À la terreur manifestée par Pierre à l’égard du danger que pouvait courir sa vertu, Clarisse éclata de rire en disant :

— Oui, avant, tout à fait avant, mon petit Lagardère.

— Soit ! avant, répéta Claude en haussant les épaules ; tu lui demanderas, sous n’importe quel prétexte, à visiter son jardin ; il t’y conduira. Tu le mèneras jusqu’à la grille du bord de l’eau et, là, tu lui exprimeras le désir de faire un tour sur la berge. Il ouvrira la porte… Le reste nous regarde !
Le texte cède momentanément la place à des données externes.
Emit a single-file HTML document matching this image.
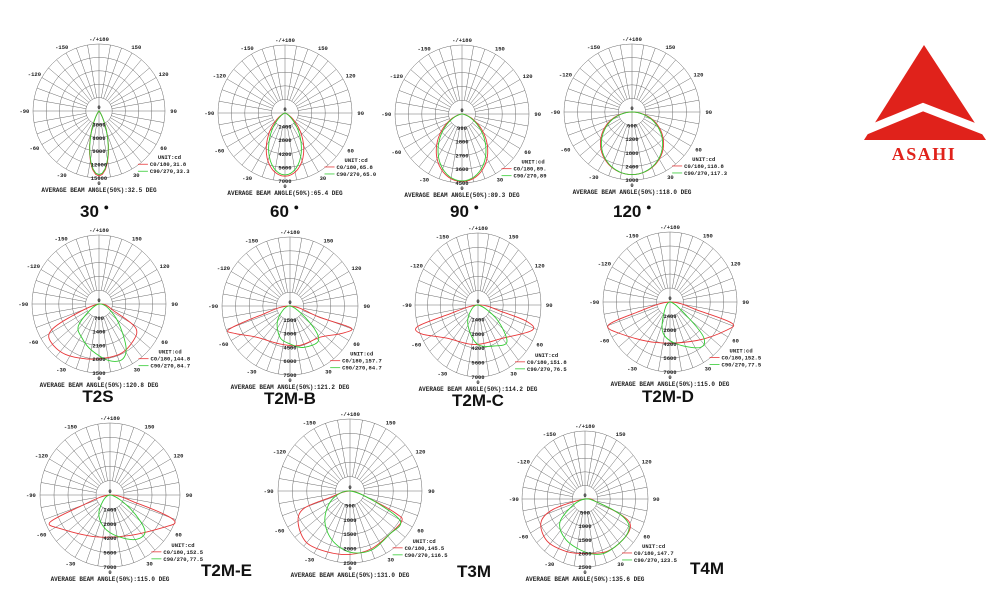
<!DOCTYPE html>
<html><head><meta charset="utf-8"><style>
html,body{margin:0;padding:0;background:#fff;}
svg{display:block;}
.big{font-family:"Liberation Sans",sans-serif;font-weight:bold;font-size:17px;fill:#111;}
</style></head><body>
<svg id="s" width="1000" height="600" viewBox="0 0 1000 600" xmlns="http://www.w3.org/2000/svg">
<rect width="1000" height="600" fill="#fff"/>
<g id="g"></g>
<polygon points="924,45 864,140 986,140" fill="#e0221b"/>
<polyline points="860,133 923,107 990,133" fill="none" stroke="#fff" stroke-width="8"/>
<text x="924" y="160" text-anchor="middle" font-family="Liberation Serif,serif" font-weight="bold" font-size="18" letter-spacing="1.5" fill="#e0221b">ASAHI</text>
<text class="big" x="80" y="217">30 <tspan font-size="9" dy="-7">●</tspan></text>
<text class="big" x="270" y="217">60 <tspan font-size="9" dy="-7">●</tspan></text>
<text class="big" x="450" y="217">90 <tspan font-size="9" dy="-7">●</tspan></text>
<text class="big" x="613" y="217">120 <tspan font-size="9" dy="-7">●</tspan></text>
<text class="big" x="98" y="402" text-anchor="middle">T2S</text>
<text class="big" x="290" y="404" text-anchor="middle">T2M-B</text>
<text class="big" x="478" y="406" text-anchor="middle">T2M-C</text>
<text class="big" x="668" y="402" text-anchor="middle">T2M-D</text>
<text class="big" x="201" y="576">T2M-E</text>
<text class="big" x="457" y="577">T3M</text>
<text class="big" x="690" y="574">T4M</text>
</svg>
<script>
function cosCurve(beam,max,sx){var n=Math.log(0.5)/Math.log(Math.cos(beam/2*Math.PI/180));var p=[];for(var a=-90;a<=90;a+=3){var t=a*Math.PI/180;var r=max*Math.pow(Math.cos(t),n);p.push([r*Math.sin(t)*(sx||1),r*Math.cos(t)]);}return {pts:p,poly:true};}
var C=[
{cx:99,cy:111,rx:66,ry:67,v:[3000,6000,9000,12000,15000],red:cosCurve(31.8,0.97,1.05),green:cosCurve(33.3,0.95,1),l1:"C0/180,31.8",l2:"C90/270,33.3",avg:"32.5"},
{cx:285,cy:113,rx:67,ry:68,v:[1400,2800,4200,5600,7000],red:cosCurve(65.8,0.93,1.05),green:cosCurve(65,0.91,0.95),l1:"C0/180,65.8",l2:"C90/270,65.0",avg:"65.4"},
{cx:462,cy:114,rx:67,ry:69,v:[900,1800,2700,3600,4500],red:cosCurve(89,0.98,1.03),green:cosCurve(89,0.97,0.97),l1:"C0/180,89.",l2:"C90/270,89",avg:"89.3"},
{cx:632,cy:112,rx:68,ry:68,v:[600,1200,1800,2400,3000],red:cosCurve(118.8,0.92,1.02),green:cosCurve(117.3,0.92,1),l1:"C0/180,118.8",l2:"C90/270,117.3",avg:"118.0"},
{cx:99,cy:304,rx:67,ry:69,v:[700,1400,2100,2800,3500],
 red:[[0,0],[-0.45,0.2],[-0.72,0.39],[-0.72,0.55],[-0.5,0.73],[-0.1,0.8],[0.3,0.73],[0.5,0.55],[0.55,0.35],[0.25,0.12]],
 green:[[0,0],[-0.3,0.3],[-0.25,0.5],[-0.1,0.68],[0.15,0.82],[0.35,0.8],[0.4,0.6],[0.25,0.2]],l1:"C0/180,144.8",l2:"C90/270,84.7",avg:"120.8"},
{cx:290,cy:306,rx:68,ry:69,v:[1500,3000,4500,6000,7500],
 red:[[0,0],[-0.45,0.14],[-0.9,0.34],[-0.8,0.4],[-0.5,0.45],[-0.15,0.55],[0.15,0.57],[0.45,0.45],[0.75,0.4],[0.9,0.32],[0.45,0.17]],
 green:[[0,0],[-0.18,0.2],[-0.15,0.45],[0,0.55],[0.2,0.6],[0.42,0.5],[0.3,0.25]],l1:"C0/180,157.7",l2:"C90/270,84.7",avg:"121.2"},
{cx:478,cy:305,rx:63,ry:72,v:[1400,2800,4200,5600,7000],
 red:[[0,0],[-0.5,0.14],[-0.96,0.3],[-0.9,0.4],[-0.5,0.46],[-0.05,0.55],[0.4,0.46],[0.86,0.35],[0.78,0.23],[0.4,0.1]],
 green:[[0,0],[-0.15,0.15],[-0.14,0.35],[0,0.55],[0.25,0.57],[0.46,0.51],[0.3,0.2]],l1:"C0/180,151.8",l2:"C90/270,76.5",avg:"114.2"},
{cx:670,cy:302,rx:67,ry:70,v:[1400,2800,4200,5600,7000],
 red:[[0,0],[-0.5,0.15],[-0.92,0.33],[-0.75,0.45],[-0.2,0.58],[0.4,0.55],[0.85,0.4],[0.92,0.3],[0.45,0.13]],
 green:[[0,0],[-0.1,0.2],[-0.1,0.45],[0.1,0.6],[0.45,0.65],[0.5,0.5],[0.25,0.2]],l1:"C0/180,152.5",l2:"C90/270,77.5",avg:"115.0"},
{cx:110,cy:495,rx:70,ry:72,v:[1400,2800,4200,5600,7000],
 red:[[0,0],[-0.45,0.17],[-0.86,0.38],[-0.7,0.47],[-0.2,0.58],[0.3,0.56],[0.8,0.44],[0.93,0.38],[0.8,0.28],[0.4,0.12]],
 green:[[0,0],[-0.15,0.2],[-0.12,0.4],[0.05,0.55],[0.35,0.62],[0.5,0.5],[0.3,0.2]],l1:"C0/180,152.5",l2:"C90/270,77.5",avg:"115.0"},
{cx:350,cy:491,rx:72,ry:72,v:[500,1000,1500,2000,2500],
 red:[[0,0],[-0.3,0.1],[-0.65,0.25],[-0.72,0.45],[-0.6,0.72],[-0.3,0.85],[0,0.88],[0.3,0.8],[0.55,0.6],[0.72,0.42],[0.65,0.32],[0.3,0.12]],
 green:[[0,0],[-0.25,0.12],[-0.35,0.4],[-0.25,0.68],[0,0.85],[0.3,0.82],[0.55,0.6],[0.7,0.42],[0.35,0.15]],l1:"C0/180,145.5",l2:"C90/270,116.5",avg:"131.0"},
{cx:585,cy:499,rx:63,ry:68,v:[500,1000,1500,2000,2500],
 red:[[0,0],[-0.5,0.15],[-0.7,0.35],[-0.6,0.62],[-0.3,0.77],[0,0.8],[0.35,0.77],[0.6,0.6],[0.72,0.4],[0.6,0.25],[0.2,0.05]],
 green:[[0,0],[-0.2,0.1],[-0.4,0.35],[-0.3,0.6],[0,0.78],[0.3,0.8],[0.6,0.6],[0.7,0.4],[0.55,0.22],[0.2,0.05]],l1:"C0/180,147.7",l2:"C90/270,123.5",avg:"135.6"}
];
function smooth(p){var n=p.length,d="M"+p[0][0].toFixed(1)+","+p[0][1].toFixed(1);
for(var i=0;i<n;i++){var p0=p[(i-1+n)%n],p1=p[i],p2=p[(i+1)%n],p3=p[(i+2)%n];
var c1=[p1[0]+(p2[0]-p0[0])/6,p1[1]+(p2[1]-p0[1])/6],c2=[p2[0]-(p3[0]-p1[0])/6,p2[1]-(p3[1]-p1[1])/6];
d+="C"+c1[0].toFixed(1)+","+c1[1].toFixed(1)+" "+c2[0].toFixed(1)+","+c2[1].toFixed(1)+" "+p2[0].toFixed(1)+","+p2[1].toFixed(1);}
return d+"Z";}
var h="";
C.forEach(function(c){
 var cx=c.cx,cy=c.cy,rx=c.rx,ry=c.ry,g='<g stroke="#6a6a6a" stroke-width="0.5" fill="none">';
 for(var k=1;k<=5;k++)g+='<ellipse cx="'+cx+'" cy="'+cy+'" rx="'+(rx*k/5)+'" ry="'+(ry*k/5)+'"/>';
 for(var a=0;a<360;a+=10){var t=a*Math.PI/180,s=Math.sin(t),co=Math.cos(t);var r0=(a%90==0)?0:0.2;
  g+='<line x1="'+(cx+s*rx*r0).toFixed(1)+'" y1="'+(cy+co*ry*r0).toFixed(1)+'" x2="'+(cx+s*rx).toFixed(1)+'" y2="'+(cy+co*ry).toFixed(1)+'"/>';}
 g+='</g>';
 var ff='font-family="Liberation Mono,monospace" font-size="5.5" fill="#222" font-weight="bold"';
 var lab={0:"0",30:"30",60:"60",90:"90",120:"120",150:"150",180:"-/+180","-30":"-30","-60":"-60","-90":"-90","-120":"-120","-150":"-150"};
 for(var key in lab){var t=(+key)*Math.PI/180;var x=cx+Math.sin(t)*rx*1.13,y=cy+Math.cos(t)*ry*1.1+2;
  if(key=="0")y=cy+ry+7;if(key=="180")y=cy-ry-3;
  g+='<text x="'+x.toFixed(1)+'" y="'+y.toFixed(1)+'" text-anchor="middle" '+ff+'>'+lab[key]+'</text>';}
 function path(cv){var pts=cv.pts?cv.pts:cv;return pts.map(function(q){return [cx+q[0]*rx,cy+q[1]*ry];});}
 function pd(cv){var p=path(cv);if(cv.poly){return "M"+p.map(function(q){return q[0].toFixed(1)+","+q[1].toFixed(1)}).join("L")+"Z";}return smooth(p);}
 g+='<path d="'+pd(c.red)+'" fill="none" stroke="#e8383a" stroke-width="0.9"/>';
 g+='<path d="'+pd(c.green)+'" fill="none" stroke="#33cc33" stroke-width="0.9"/>';
 g+='<text x="'+cx+'" y="'+(cy-2)+'" text-anchor="middle" '+ff+'>0</text>';
 for(var k=1;k<=5;k++)g+='<text x="'+cx+'" y="'+(cy+ry*k/5+2).toFixed(1)+'" text-anchor="middle" '+ff+'>'+c.v[k-1]+'</text>';
 var lx=cx+0.62*rx,ly=cy+0.72*ry;
 g+='<text x="'+(lx+18)+'" y="'+ly.toFixed(1)+'" '+ff+'>UNIT:cd</text>';
 g+='<line x1="'+(lx-2)+'" y1="'+(ly+5)+'" x2="'+(lx+8)+'" y2="'+(ly+5)+'" stroke="#e8383a" stroke-width="0.8"/>';
 g+='<text x="'+(lx+10)+'" y="'+(ly+7)+'" '+ff+' font-weight="normal">'+c.l1+'</text>';
 g+='<line x1="'+(lx-2)+'" y1="'+(ly+12)+'" x2="'+(lx+8)+'" y2="'+(ly+12)+'" stroke="#33cc33" stroke-width="0.8"/>';
 g+='<text x="'+(lx+10)+'" y="'+(ly+14)+'" '+ff+' font-weight="normal">'+c.l2+'</text>';
 g+='<text x="'+cx+'" y="'+(cy+ry+14)+'" text-anchor="middle" font-family="Liberation Mono,monospace" font-size="6" font-weight="bold" fill="#222">AVERAGE BEAM ANGLE(50%):'+c.avg+' DEG</text>';
 h+=g;
});
document.getElementById("g").innerHTML=h;
</script>
</body></html>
— Je comprends ; mais c’est égal, c’est drôle ! Il n’y a pas moyen de savoir ce que vous lui voulez ? Aucun mal, n’est-ce pas ? Vous l’avez promis.

— C’est juré, et tu auras tes cent francs.

— Quand ?

— Aussitôt l’affaire terminée, c’est-à-dire demain soir.

— Vous serez donc là ?

— Tu es trop curieuse ! puisque nous t’affirmons qu’il ne t’arrivera rien, ni à lui non plus.

— Alors, à demain !

— Vous nous quittez déjà, Clarisse ? fit le bossu avec un long regard de doux reproches.

— Absolument, mon chéri ; il y a bal à l’Élysée-Montmartre, c’est sacré !

Et, saluant les trois amis d’un geste de chorégraphie de barrière, la blanchisseuse disparut.

— Maintenant, demanda Manouret à Justin, c’est prêt là-bas ?

— Tout à fait prêt.

— On n’entendra rien du dehors ?

— Rien, la maison est au milieu d’un jardin entourée de murs.

— Même s’il criait ?

— Même s’il criait. La propriété la plus voisine est éloignée de trois cents mètres au moins.

Avec ça que je le laisserais chanter, ce vilain oiseau, gronda Pierre, que le départ de Clarisse avait mis de mauvaise humeur.

— Tout beau ! monsieur Méral, observa Manouret ; vous connaissez la consigne : de l’énergie, mais de la douceur ! Ainsi, de la persuasion d’abord ; de la violence même, si c’est nécessaire ; mais pas de brutalités inutiles !

— C’est bien, on le traitera comme une demoiselle.

— Alors, puisque tout est bien convenu, je vote pour une retraite immédiate ; la veille d’une bataille, il faut prendre des forces. Nous irons, Justin et moi, à Nogent par la gare de Strasbourg, et toi, Pierre, par celle de Vincennes. Nous nous retrouverons sur le chemin, le long de la Marne. Si tu arrives le premier, tu nous attendras en rêvant à tes amours.

— C’est entendu, répondit le monstre ; j’adore me promener le soir sur le bord de l’eau.

— Ça te rappelle tes belles nuits là-bas, là-bas, lorsque tu étais employé au service de l’État.

Il parait que ce n’était pas là un des souvenirs les plus doux de Pierre, car il fit la grimace, mais il n’en serra pas moins la main de Claude, ainsi que celle de Justin, en se séparant d’eux, quelques instants après, sur le boulevard de Clichy.